The purpose of this RPC is to signal that a broker is able to be migrated. When the KRaft controller begins the migration process, it will first check that the live brokers are able to be migrated.
Request:
{ "apiKey": TBD, "type": "request", "name": "MigrationCheckRequest", "validVersions": "0", "flexibleVersions": "0+", "fields": [ ] }
Response:
{ "apiKey": TBD, "type": "response", "name": "MigrationCheckResponse", "validVersions": "0", "flexibleVersions": "0+", "fields": [ {"name": "clusterId": "type": "uuid", "versions": "0+"}, {"name": "configEnabled": "type": "boolean", "versions": "0+"} ] }
Migration State ZNode
As part of the propagation of KRaft metadata back to ZooKeeper while in dual-write mode, we need to keep track of what has been synchronized. A new ZNode will be introduced to keep track of which KRaft record offset has been written back to ZK. This will be used to recover the synchronization state following a KRaft controller failover.

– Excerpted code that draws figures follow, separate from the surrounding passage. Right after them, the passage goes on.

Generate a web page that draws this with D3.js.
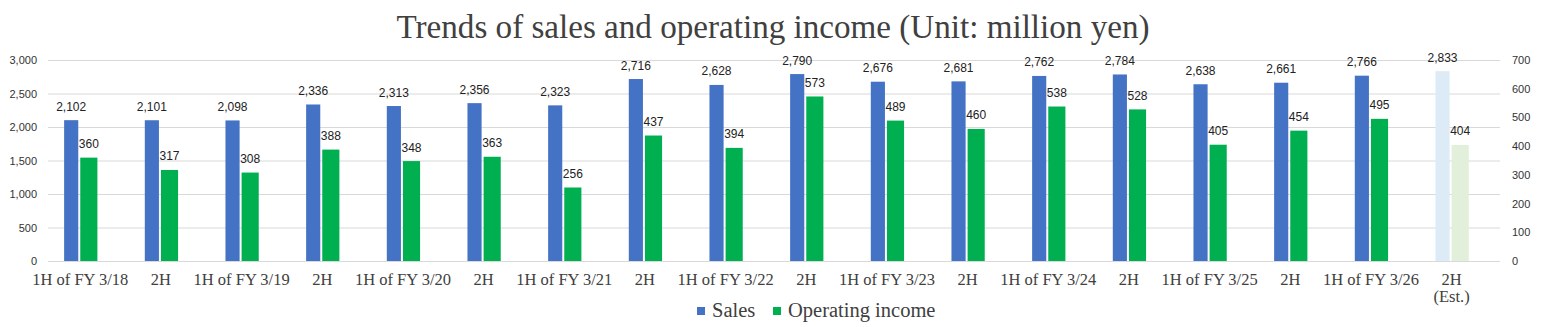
<!DOCTYPE html>
<html>
<head>
<meta charset="utf-8">
<script src="https://cdn.jsdelivr.net/npm/d3@7"></script>
<style>
  html, body { margin: 0; padding: 0; background: #fff; }
  svg { display: block; }
</style>
</head>
<body>
<svg id="chart" width="1546" height="327"></svg>
<script>
// ---- data ----
const categories = ["1H of FY 3/18", "2H", "1H of FY 3/19", "2H", "1H of FY 3/20", "2H",
  "1H of FY 3/21", "2H", "1H of FY 3/22", "2H", "1H of FY 3/23", "2H",
  "1H of FY 3/24", "2H", "1H of FY 3/25", "2H", "1H of FY 3/26", "2H\n(Est.)"];
const sales = [2102, 2101, 2098, 2336, 2313, 2356, 2323, 2716, 2628, 2790, 2676, 2681, 2762, 2784, 2638, 2661, 2766, 2833];
const operatingIncome = [360, 317, 308, 388, 348, 363, 256, 437, 394, 573, 489, 460, 538, 528, 405, 454, 495, 404];
const estimated = [false, false, false, false, false, false, false, false, false, false, false, false, false, false, false, false, false, true];
const leftTicks = [0, 500, 1000, 1500, 2000, 2500, 3000];
const rightTicks = [0, 100, 200, 300, 400, 500, 600, 700];
const seriesNames = ["Sales", "Operating income"];
const titleText = "Trends of sales and operating income (Unit: million yen)";

(function () {
// ---- layout ----
const pL = 48, pR = 1500, pT = 60, pB = 261;
const colors = { sales: "#4472C4", op: "#00B050", salesEst: "#DDEBF7", opEst: "#E2EFDA" };
const textColor = "#404040";

const svg = d3.select("#chart");

const x = d3.scaleBand().domain(d3.range(categories.length)).range([pL, pR])
  .paddingInner(0.4).paddingOuter(0.2);
// Excel-like slots: sales, operating income, and an empty third slot
const inner = d3.scaleBand().domain(["sales", "op", "blank"]).range([0, x.bandwidth()]);
const yL = d3.scaleLinear().domain([0, 3000]).range([pB, pT]);
const yR = d3.scaleLinear().domain([0, 700]).range([pB, pT]);

// gridlines
const grid = svg.append("g").attr("transform", `translate(${pL},0)`)
  .call(d3.axisLeft(yL).tickValues(leftTicks).tickSize(-(pR - pL)).tickFormat(""));
grid.select(".domain").remove();
grid.selectAll("line").attr("stroke", "#D9D9D9").attr("stroke-width", 1);

// left axis
const ax = svg.append("g").attr("transform", `translate(${pL},0)`)
  .call(d3.axisLeft(yL).tickValues(leftTicks).tickSize(0).tickPadding(11).tickFormat(d3.format(",")));
ax.select(".domain").remove();
ax.selectAll("text").attr("font-family", "Liberation Sans, Arial, sans-serif")
  .attr("font-size", 11).attr("fill", "#333");

// right axis
const ar = svg.append("g").attr("transform", `translate(${pR},0)`)
  .call(d3.axisRight(yR).tickValues(rightTicks).tickSize(0).tickPadding(12).tickFormat(d3.format(",")));
ar.select(".domain").remove();
ar.selectAll("text").attr("font-family", "Liberation Sans, Arial, sans-serif")
  .attr("font-size", 11).attr("fill", "#333");

// bars
const sw = inner.bandwidth() - 2;
const gw = inner.bandwidth() + 1;
const gBars = svg.append("g");
gBars.selectAll(".s").data(sales).join("rect")
  .attr("x", (d, i) => x(i) + inner("sales"))
  .attr("y", d => yL(d))
  .attr("width", sw)
  .attr("height", d => yL(0) - yL(d))
  .attr("fill", (d, i) => estimated[i] ? colors.salesEst : colors.sales);
gBars.selectAll(".o").data(operatingIncome).join("rect")
  .attr("x", (d, i) => x(i) + inner("op"))
  .attr("y", d => yR(d))
  .attr("width", gw)
  .attr("height", d => yR(0) - yR(d))
  .attr("fill", (d, i) => estimated[i] ? colors.opEst : colors.op);

// data labels
const lblFont = "Liberation Sans, Arial, sans-serif";
gBars.selectAll(".sl").data(sales).join("text")
  .attr("x", (d, i) => x(i) + inner("sales") + sw / 2)
  .attr("y", d => yL(d) - 9.5)
  .attr("text-anchor", "middle")
  .attr("font-family", lblFont).attr("font-size", 12).attr("fill", "#222")
  .text(d => d3.format(",")(d));
gBars.selectAll(".ol").data(operatingIncome).join("text")
  .attr("x", (d, i) => x(i) + inner("op") + gw / 2)
  .attr("y", d => yR(d) - 9.5)
  .attr("text-anchor", "middle")
  .attr("font-family", lblFont).attr("font-size", 12).attr("fill", "#222")
  .text(d => d3.format(",")(d));

// x axis (labels centred under the pair of bars)
const xOffset = inner("op") - x.bandwidth() / 2;
const axX = svg.append("g").attr("transform", `translate(${xOffset},${pB})`)
  .call(d3.axisBottom(x).tickSize(0).tickPadding(0).tickFormat(""));
axX.select(".domain").remove();
axX.selectAll(".tick").each(function (d) {
  const lines = categories[d].split("\n");
  const t = d3.select(this).append("text")
    .attr("y", 24).attr("text-anchor", "middle")
    .attr("font-family", "Liberation Serif, Times New Roman, serif")
    .attr("font-size", 16.5).attr("fill", textColor);
  lines.forEach((ln, k) => t.append("tspan").attr("x", 0).attr("dy", k === 0 ? 0 : 17).text(ln));
});

// title
svg.append("text").attr("x", 773).attr("y", 38).attr("text-anchor", "middle")
  .attr("font-family", "Liberation Serif, Times New Roman, serif")
  .attr("font-size", 33).attr("fill", textColor)
  .attr("textLength", 753).attr("lengthAdjust", "spacingAndGlyphs")
  .text(titleText);

// legend
const legend = svg.append("g");
const legX = [697, 773];
const legColors = [colors.sales, colors.op];
seriesNames.forEach((n, k) => {
  legend.append("rect").attr("x", legX[k]).attr("y", 307).attr("width", 8).attr("height", 8).attr("fill", legColors[k]);
  legend.append("text").attr("x", legX[k] + 15).attr("y", 317)
    .attr("font-family", "Liberation Serif, Times New Roman, serif")
    .attr("font-size", 20.5).attr("fill", textColor).text(n);
});
})();
</script>
</body>
</html>
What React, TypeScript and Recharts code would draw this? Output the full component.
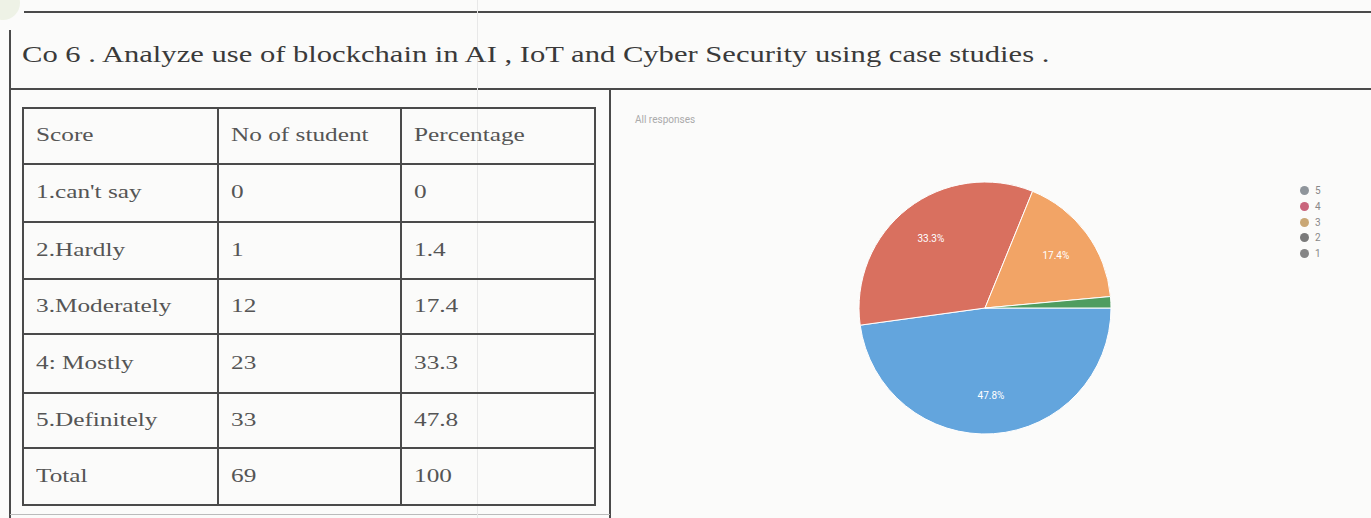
import { PieChart, Pie, Cell, Legend } from "recharts";

// pie series (Google Forms order: 5 -> 1)
const categories = ["5", "4", "3", "2", "1"];
const students = [33, 23, 12, 1, 0];

// table columns
const scoreLabels = ["1.can't say", "2.Hardly", "3.Moderately", "4: Mostly", "5.Definitely", "Total"];
const studentCounts = [0, 1, 12, 23, 33, 69];
const percentages = [0, 1.4, 17.4, 33.3, 47.8, 100];
const headers = ["Score", "No of student", "Percentage"];

const COLORS = [
  "#63a5dd", // 5
  "#d9705f", // 4
  "#f2a466", // 3
  "#4f9d5f", // 2
  "#9a9a9a", // 1
];
const LEGEND_COLORS = ["#8f959b", "#c9657c", "#c9a775", "#7a7a7a", "#858585"];

const LINE = "#4a4a4a";
const TEXT = "#555";
const SERIF = "'Liberation Serif', 'Times New Roman', serif";
// the scan is stretched sideways
const STRETCH = "scaleX(1.33)";

const RADIAN = Math.PI / 180;

const renderLabel = (props: any) => {
  const { cx, cy, midAngle, outerRadius, percent } = props;
  if (percent < 0.05) return null;
  const r = outerRadius * 0.7;
  const x = cx + r * Math.cos(-midAngle * RADIAN);
  const y = cy + r * Math.sin(-midAngle * RADIAN);
  return (
    <text x={x} y={y} fill="#fff" textAnchor="middle" dominantBaseline="central" fontSize={10} fontFamily="Roboto, sans-serif">
      {`${(percent * 100).toFixed(1)}%`}
    </text>
  );
};

const renderLegend = () => (
  <div style={{ fontFamily: "Roboto, sans-serif", fontSize: 10, color: "#888" }}>
    {categories.map((c, i) => (
      <div key={c} style={{ display: "flex", alignItems: "center", height: 15.7 }}>
        <span style={{ width: 9, height: 9, borderRadius: "50%", background: LEGEND_COLORS[i], marginRight: 6 }} />
        <span>{c}</span>
      </div>
    ))}
  </div>
);

const rowTops = [107, 163, 221, 278, 333, 392, 447, 504];
const colLefts = [22, 217, 400, 594];

const App = () => {
  const pieData = categories.map((name, i) => ({ name, value: students[i] }));
  const rows = [headers, ...scoreLabels.map((s, i) => [s, String(studentCounts[i]), String(percentages[i])])];

  return (
    <div style={{ position: "absolute", left: 0, top: 0, width: 1371, height: 518, background: "#fbfbfa", overflow: "hidden", fontFamily: SERIF }}>
      {/* frame lines */}
      <div style={{ position: "absolute", left: 24, top: 11, width: 1347, height: 2, background: LINE }} />
      <div style={{ position: "absolute", left: 10, top: 88, width: 1361, height: 2, background: LINE }} />
      <div style={{ position: "absolute", left: 9, top: 30, width: 2, height: 488, background: LINE }} />
      <div style={{ position: "absolute", left: 609, top: 89, width: 2, height: 429, background: LINE }} />
      <div style={{ position: "absolute", left: 10, top: 514, width: 600, height: 1, background: "#bbb" }} />
      <div style={{ position: "absolute", left: 477, top: 0, width: 1, height: 518, background: "#e8e8e8" }} />
      <div style={{ position: "absolute", left: -14, top: -14, width: 34, height: 34, borderRadius: "50%", background: "#eef2e6" }} />

      <div style={{ position: "absolute", left: 22, top: 42, fontSize: 23, color: "#3a3a3a", whiteSpace: "nowrap", transform: STRETCH, transformOrigin: "left center" }}>
        Co 6 . Analyze use of blockchain in AI , IoT and Cyber Security using case studies .
      </div>

      {/* table */}
      {rowTops.map((y, i) => (
        <div key={`h${i}`} style={{ position: "absolute", left: colLefts[0], top: y, width: colLefts[3] - colLefts[0] + 2, height: 2, background: LINE }} />
      ))}
      {colLefts.map((x, i) => (
        <div key={`v${i}`} style={{ position: "absolute", left: x, top: rowTops[0], width: 2, height: rowTops[7] - rowTops[0] + 2, background: LINE }} />
      ))}
      {rows.map((r, ri) =>
        r.map((t, ci) => (
          <div
            key={`${ri}-${ci}`}
            style={{
              position: "absolute",
              left: colLefts[ci] + 14,
              top: rowTops[ri],
              height: rowTops[ri + 1] - rowTops[ri],
              display: "flex",
              alignItems: "center",
              fontSize: 19,
              color: TEXT,
              whiteSpace: "nowrap",
              transform: STRETCH,
              transformOrigin: "left center",
            }}
          >
            {t}
          </div>
        ))
      )}

      <div style={{ position: "absolute", left: 635, top: 114, fontSize: 10, color: "#aaa", fontFamily: "Roboto, sans-serif" }}>
        All responses
      </div>

      <div style={{ position: "absolute", left: 620, top: 95 }}>
        <PieChart width={740} height={420}>
          <Pie
            data={pieData}
            dataKey="value"
            nameKey="name"
            cx={360}
            cy={208}
            outerRadius={126}
            startAngle={0}
            endAngle={-360}
            stroke="#fff"
            strokeWidth={1}
            label={renderLabel}
            labelLine={false}
            isAnimationActive={false}
          >
            {pieData.map((_, i) => (
              <Cell key={i} fill={COLORS[i]} />
            ))}
          </Pie>
          <Legend
            layout="vertical"
            align="right"
            verticalAlign="top"
            content={renderLegend}
            wrapperStyle={{ left: 680, top: 88, width: 40 }}
          />
        </PieChart>
      </div>
    </div>
  );
};

export default App;
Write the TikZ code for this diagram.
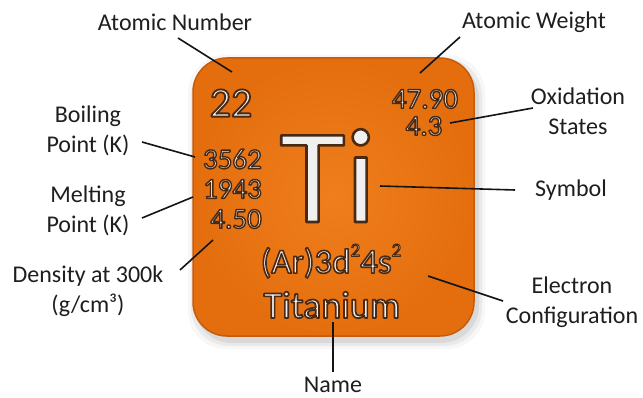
\documentclass[tikz,border=0pt]{standalone}
\usepackage{fontspec}
\setmainfont{Carlito}
\definecolor{lblc}{RGB}{30,30,30}
\definecolor{linec}{RGB}{20,20,20}
\definecolor{orgin}{RGB}{240,126,28}
\definecolor{orgout}{RGB}{228,110,14}
\definecolor{orgedge}{RGB}{200,90,10}
\definecolor{valc}{RGB}{240,240,240}
% outlined text: fill light, stroke dark brown (text render mode 2)
\newcommand\outl[2][1.4]{%
  \special{pdf:literal 2 Tr #1 w 1 j 0.28 0.16 0.08 RG}#2\special{pdf:literal 0 Tr}}
\newcommand\supr[1]{\raise0.48em\hbox{\special{pdf:literal 1 w}\fontsize{19}{19}\selectfont #1\special{pdf:literal 1.6 w}}}
\begin{document}
\begin{tikzpicture}[x=1pt,y=-1pt,
  lbl/.style={font=\fontsize{24}{30}\selectfont, text=lblc, align=center, inner sep=0pt},
  val/.style={font=\fontsize{29}{29}\selectfont, text=valc, inner sep=0pt},
  conn/.style={draw=linec, line width=1.6pt}]
\useasboundingbox (0,0) rectangle (643,398);
\fill[white] (0,0) rectangle (643,398);
% soft shadow
\foreach \i/\o in {8/0.03,5/0.05,2/0.07}
  \fill[black,opacity=\o,rounded corners=38pt] (193-\i+3,58-\i+5) rectangle (474+\i+3,336+\i+5);
% tile
\node (box) [draw=orgedge, line width=1.5pt, rounded corners=34pt, inner color=orgin, outer color=orgout,
  minimum width=281pt, minimum height=278pt, inner sep=0pt] at (333.5,197) {};
% values in tile
\node (num) [val, font=\fontsize{42}{42}\selectfont] at (231,103) {\outl[1.8]{22}};
\node (aw) [val] at (425,99) {\outl{47.90}};
\node (ox) [val] at (424,126) {\outl{4.3}};
\node (bp) [val, anchor=east] at (262,159) {\outl{3562}};
\node (mp) [val, anchor=east] at (262,189) {\outl{1943}};
\node (den) [val, anchor=east] at (262,219) {\outl{4.50}};
\node (sym) [val, font=\fontsize{135}{135}\selectfont, anchor=base] at (328,222) {\outl[2.6]{Ti}};
\node (ec) [val, font=\fontsize{35}{35}\selectfont] at (331,261) {\outl[1.6]{(Ar)3d\supr{2}4s\supr{2}}};
\node (nm) [val, font=\fontsize{38}{38}\selectfont] at (332,305) {\outl[1.7]{Titanium}};
% labels
\node (lAN) [lbl] at (175,22) {Atomic Number};
\node (lAW) [lbl] at (534,22) {Atomic Weight};
\node (lOS) [lbl] at (578,111) {Oxidation\\States};
\node (lSy) [lbl] at (571,190) {Symbol};
\node (lEC) [lbl] at (572,302) {Electron\\Configuration};
\node (lNm) [lbl] at (333,385) {Name};
\node (lBP) [lbl] at (88,131) {Boiling\\Point (K)};
\node (lMP) [lbl] at (88,211) {Melting\\Point (K)};
\node (lDe) [lbl] at (88,291) {Density at 300k\\(g/cm³)};
% connector ends
\coordinate (aAN) at (178,38);  \coordinate (bAN) at (232,72);
\coordinate (aAW) at (460,37);  \coordinate (bAW) at (420,73);
\coordinate (aOS) at (533,108); \coordinate (bOS) at (450,123);
\coordinate (aSy) at (515,190); \coordinate (bSy) at (380,186);
\coordinate (aEC) at (503,301); \coordinate (bEC) at (428,276);
\coordinate (aNm) at (333,372); \coordinate (bNm) at (333,322);
\coordinate (aBP) at (142,142); \coordinate (bBP) at (195,157);
\coordinate (aMP) at (142,218); \coordinate (bMP) at (193,197);
\coordinate (aDe) at (180,270); \coordinate (bDe) at (213,240);
\foreach \k in {AN,AW,OS,Sy,EC,Nm,BP,MP,De}
  \draw[conn] (a\k) -- (b\k);
\end{tikzpicture}
\end{document}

ZNode /migration { "lastOffset": 100, "lastTimestamp": "2022-01-01T00:00:00.000Z", "kraftControllerId": 3000, "kraftControllerEpoch": 1 }
Controller ZNodes
The two controller ZNodes "/controller" and "/controller_epoch" will be managed by the KRaft quorum during the migration. Rather than using ephemeral ZNodes, the KRaft controller will use a persistent ZNode for "/controller" to prevent ZK brokers from attempting to become the active controller. The "/controller_epoch" ZNode will be managed by the active KRaft controller and incremented anytime a new KRaft controller is elected.
Operational Changes
Forwarding Enabled on Brokers
As detailed in KIP-500 and KIP-590, all brokers (ZK and KRaft) must forward administrative requests such as CreateTopics to the active KRaft controller once the migration has started. When running the new metadata.version defined in this KIP, all brokers will enable forwarding.
Migration Trigger
The migration from ZK to KRaft will be triggered by the cluster's state. To start a migration, the cluster must meet two requirements:
- The metadata.version is set to the version added by this KIP. This indicates the software is at a minimum version which includes the necessary logic to perform the migration
- All ZK brokers have kafka.metadata.migration.enable set to “true”. This indicates an operator has declared some intention to start the migration
Once these conditions are satisfied, an operator can start a KRaft quorum with kafka.metadata.migration.enable set to “true” to begin the migration.
By utilizing configs and broker/controller restarts, we follow a paradigm that Kafka operators are familiar with.
Migration Overview
Here is a state machine description of the migration.
State | Description |
ZooKeeperMode | The cluster is in ZooKeeper mode |
MigrationEligible | The cluster has been upgraded to a minimum software version and has set the necessary static configs |
MigrationReady | The KRaft quorum has been started |
MigrationActive | ZK state has been migrated, controller is in dual-write mode, brokers are being restarted in KRaft mode |
MigrationFinished | All of the brokers have been restarted in KRaft mode, controller still in dual-write mode |
KRaftMode | The cluster is in KRaft mode |
And a state machine diagram:
Compatibility, Deprecation, and Migration Plan
- What impact (if any) will there be on existing users?
- If we are changing behavior how will we phase out the older behavior?
- If we need special migration tools, describe them here.
- When will we remove the existing behavior?
Test Plan
Describe in few sentences how the KIP will be tested. We are mostly interested in system tests (since unit-tests are specific to implementation details). How will we know that the implementation works as expected? How will we know nothing broke?
Rejected Alternatives
If there are alternative ways of accomplishing the same thing, what were they? The purpose of this section is to motivate why the design is the way it is and not some other way.